§ DO THIS: Skip the pictures. Set down, word for word, the lines from the start of the material up to and including the line with "plt.rcParams['font.family'] = ['Noto".

--- Begin MATERIAL ---

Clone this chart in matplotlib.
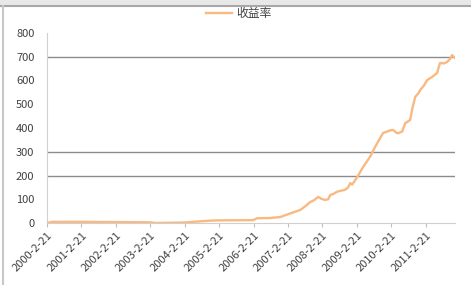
import numpy as np
import pandas as pd
import matplotlib
matplotlib.use("Agg")
from matplotlib import pyplot as plt
from matplotlib.patches import Rectangle
from matplotlib.lines import Line2D

plt.rcParams['font.family'] = ['Noto Sans CJK SC', 'DejaVu Sans']

# cumulative return (%)
dates = ["2000-02-21", "2000-04-15", "2001-02-07", "2002-02-23", "2003-02-19",
         "2003-04-12", "2004-02-14", "2004-11-17", "2005-02-10", "2006-02-17",
         "2006-03-30", "2006-08-15", "2006-12-01", "2007-03-15", "2007-07-01",
         "2007-08-22", "2007-10-15", "2007-11-25", "2008-01-08", "2008-02-10",
         "2008-03-21", "2008-04-23", "2008-05-15", "2008-06-15", "2008-07-28",
         "2008-09-08", "2008-10-20", "2008-11-21", "2008-12-13", "2009-01-03",
         "2009-02-03", "2009-03-08", "2009-04-20", "2009-06-01", "2009-07-13",
         "2009-09-03", "2009-10-15", "2009-11-27", "2010-01-08", "2010-02-10",
         "2010-03-14", "2010-04-15", "2010-05-05", "2010-06-17", "2010-07-19",
         "2010-08-19", "2010-09-10", "2010-10-02", "2010-11-03", "2010-12-04",
         "2010-12-26", "2011-02-05", "2011-03-10", "2011-05-01", "2011-06-23",
         "2011-07-24", "2011-09-04", "2011-10-06", "2011-11-07", "2011-11-28",
         "2011-12-30"]
returns = [0, 5, 5, 4, 3,
           0, 2, 10, 11, 12,
           20, 21, 25, 40, 55,
           70, 88, 96, 110, 102,
           97, 100, 118, 122, 132,
           136, 140, 150, 168, 162,
           180, 200, 230, 255, 280,
           320, 350, 379, 385, 390,
           392, 380, 378, 385, 420,
           428, 434, 480, 531, 545,
           560, 580, 602, 615, 632,
           674, 672, 678, 690, 707,
           695]

tick_dates = ["%d-2-21" % y for y in range(2000, 2012)]
y_ticks = [0, 100, 200, 300, 400, 500, 600, 700, 800]
grid_vals = [200, 300, 700]  # only these gridlines show in the picture
series_name = "收益率"

line_color = "#F9B981"
text_color = "#404040"

d = pd.to_datetime(dates)
fig = plt.figure(figsize=(4.71, 2.85), dpi=100)
fig.patch.set_facecolor("white")

# window-ish frame around the chart
fig.patches.append(Rectangle((0, 1 - 5 / 285), 1, 5 / 285, transform=fig.transFigure,
                             facecolor="#e8e8e8", edgecolor="none"))
fig.lines.append(Line2D([0, 1], [1 - 5.5 / 285] * 2, transform=fig.transFigure,
                        color="#a8a8a8", lw=1.5))
fig.lines.append(Line2D([2.5 / 471] * 2, [0, 1 - 5.5 / 285], transform=fig.transFigure,
                        color="#c8c8c8", lw=1.5))

ax = fig.add_axes([47 / 471, 1 - 223 / 285, (455 - 47) / 471, (223 - 33) / 285])
for g in grid_vals:
    ax.axhline(g, color="#8c8c8c", lw=1.0, zorder=1)
ax.plot(d, returns, color=line_color, lw=1.7, label=series_name, zorder=3)

ax.set_ylim(0, 800)
ax.set_yticks(y_ticks)
ax.set_xlim(pd.Timestamp(dates[0]), pd.Timestamp(dates[-1]))
ax.set_xticks(pd.to_datetime(["%d-02-21" % y for y in range(2000, 2012)]))
ax.set_xticklabels(tick_dates, rotation=45, ha="right", rotation_mode="anchor")

for s in ["top", "right"]:
    ax.spines[s].set_visible(False)
ax.spines["left"].set_color("#d0d0d0")
ax.spines["bottom"].set_color("#d0d0d0")
ax.tick_params(axis="y", length=0, pad=9, labelsize=8, labelcolor=text_color)
ax.tick_params(axis="x", length=3, color="#c0c0c0", pad=2, labelsize=8, labelcolor=text_color)

ax.legend(loc="lower center", bbox_to_anchor=(0.47, 1.01), frameon=False, fontsize=8.5,
          handlelength=2.2, handletextpad=0.4, labelcolor=text_color)

fig.savefig("out.png", dpi=100)
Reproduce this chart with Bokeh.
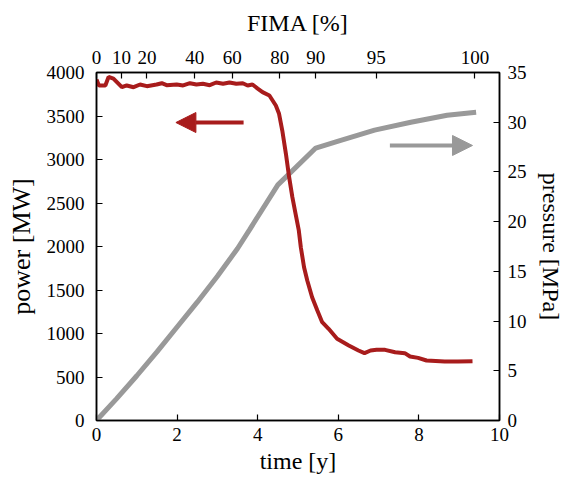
from bokeh.plotting import figure
from bokeh.models import LinearAxis, Range1d, FixedTicker, Arrow, NormalHead
from bokeh.embed import file_html
from bokeh.resources import INLINE

# ---- data ----
power_t = [0, 0.06, 0.22, 0.30, 0.42, 0.63, 0.75, 0.92, 1.08, 1.25, 1.49, 1.62, 1.74, 1.99,
           2.15, 2.32, 2.48, 2.64, 2.81, 2.97, 3.14, 3.30, 3.47, 3.63, 3.75, 3.87, 4.0, 4.12,
           4.29, 4.45, 4.53, 4.61, 4.70, 4.78, 4.86, 4.94, 5.02, 5.07, 5.15, 5.23, 5.35, 5.48,
           5.60, 5.76, 5.97, 6.26, 6.50, 6.65, 6.80, 6.95, 7.16, 7.41, 7.65, 7.78, 7.98, 8.19,
           8.64, 8.97, 9.33]
power_mw = [3920, 3850, 3851, 3950, 3930, 3831, 3851, 3831, 3862, 3843, 3862, 3877, 3854, 3862,
            3851, 3877, 3862, 3870, 3854, 3885, 3870, 3885, 3870, 3877, 3851, 3862, 3815, 3774,
            3736, 3621, 3525, 3333, 3065, 2797, 2567, 2376, 2184, 1992, 1762, 1609, 1417, 1264,
            1130, 1054, 939, 862, 805, 774, 805, 812, 812, 785, 774, 736, 720, 690,
            678, 678, 682]

pressure_t = [0, 0.5, 1.0, 1.5, 2.0, 2.5, 3.0, 3.5, 3.8, 4.5, 5.44, 6.0, 6.9, 7.8, 8.7, 9.42]
pressure_mpa = [0, 2.2, 4.5, 6.9, 9.4, 11.9, 14.5, 17.3, 19.2, 23.7, 27.4, 28.1, 29.2, 30.0, 30.7, 31.0]

fima_tick_t = [0, 0.62, 1.25, 2.44, 3.37, 4.55, 5.44, 6.94, 9.39]
fima_labels = ["0", "10", "20", "40", "60", "80", "90", "95", "100"]

RED = "#A81C1C"
GRAY = "#999999"
FONT = "Liberation Serif"
TICK_SIZE = "19px"
LABEL_SIZE = "24px"

p = figure(width=566, height=478, output_backend="svg", toolbar_location=None,
           x_range=Range1d(0, 10), y_range=Range1d(0, 4000),
           min_border_left=96, min_border_right=64, min_border_top=72, min_border_bottom=58,
           x_axis_location=None, y_axis_location=None)
p.extra_y_ranges = {"pressure": Range1d(0, 35)}
p.xgrid.visible = False
p.ygrid.visible = False
p.outline_line_color = "black"
p.outline_line_width = 1.5
p.background_fill_color = "white"
p.border_fill_color = "white"


def style(ax):
    ax.major_label_text_font = FONT
    ax.major_label_text_font_size = TICK_SIZE
    ax.major_label_text_color = "black"
    ax.axis_label_text_font = FONT
    ax.axis_label_text_font_size = LABEL_SIZE
    ax.axis_label_text_font_style = "normal"
    ax.axis_label_text_color = "black"
    ax.major_tick_in = 6
    ax.major_tick_out = 0
    ax.minor_tick_in = 0
    ax.minor_tick_out = 0
    ax.axis_line_width = 1.5
    ax.major_tick_line_width = 1.2
    ax.axis_line_color = "black"
    ax.major_tick_line_color = "black"


bottom = LinearAxis(axis_label="time [y]", ticker=FixedTicker(ticks=[0, 2, 4, 6, 8, 10]))
style(bottom)
bottom.major_label_standoff = 7
bottom.axis_label_standoff = 4
p.add_layout(bottom, "below")

left = LinearAxis(axis_label="power [MW]", ticker=FixedTicker(ticks=list(range(0, 4001, 500))))
style(left)
left.axis_label_text_font_size = "26px"
left.major_label_standoff = 12
left.axis_label_standoff = 8
p.add_layout(left, "left")

right = LinearAxis(y_range_name="pressure", axis_label="pressure [MPa]",
                   ticker=FixedTicker(ticks=list(range(0, 36, 5))))
style(right)
right.major_label_standoff = 8
right.axis_label_standoff = 8
p.add_layout(right, "right")

top = LinearAxis(axis_label="FIMA [%]", ticker=FixedTicker(ticks=fima_tick_t),
                 major_label_overrides={t: l for t, l in zip(fima_tick_t, fima_labels)})
style(top)
top.major_label_standoff = 9
top.axis_label_standoff = 12
p.add_layout(top, "above")

p.line(pressure_t, pressure_mpa, y_range_name="pressure", line_color=GRAY, line_width=5)
p.line(power_t, power_mw, line_color=RED, line_width=4)

p.add_layout(Arrow(x_start=3.65, y_start=3425, x_end=1.97, y_end=3425,
                   line_color=RED, line_width=4,
                   end=NormalHead(size=20, fill_color=RED, line_color=RED, line_width=1)))
p.add_layout(Arrow(x_start=7.28, y_start=27.66, x_end=9.33, y_end=27.66,
                   y_range_name="pressure", line_color=GRAY, line_width=4,
                   end=NormalHead(size=20, fill_color=GRAY, line_color=GRAY, line_width=1)))

open("out.html", "w").write(file_html(p, INLINE))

--- End MATERIAL ---

§ EXERCISE SOLUTION:
Clone this chart in matplotlib.
import numpy as np
import pandas as pd
import matplotlib
matplotlib.use("Agg")
from matplotlib import pyplot as plt
from matplotlib.patches import Rectangle
from matplotlib.lines import Line2D

plt.rcParams['font.family'] = ['Noto Sans CJK SC', 'DejaVu Sans']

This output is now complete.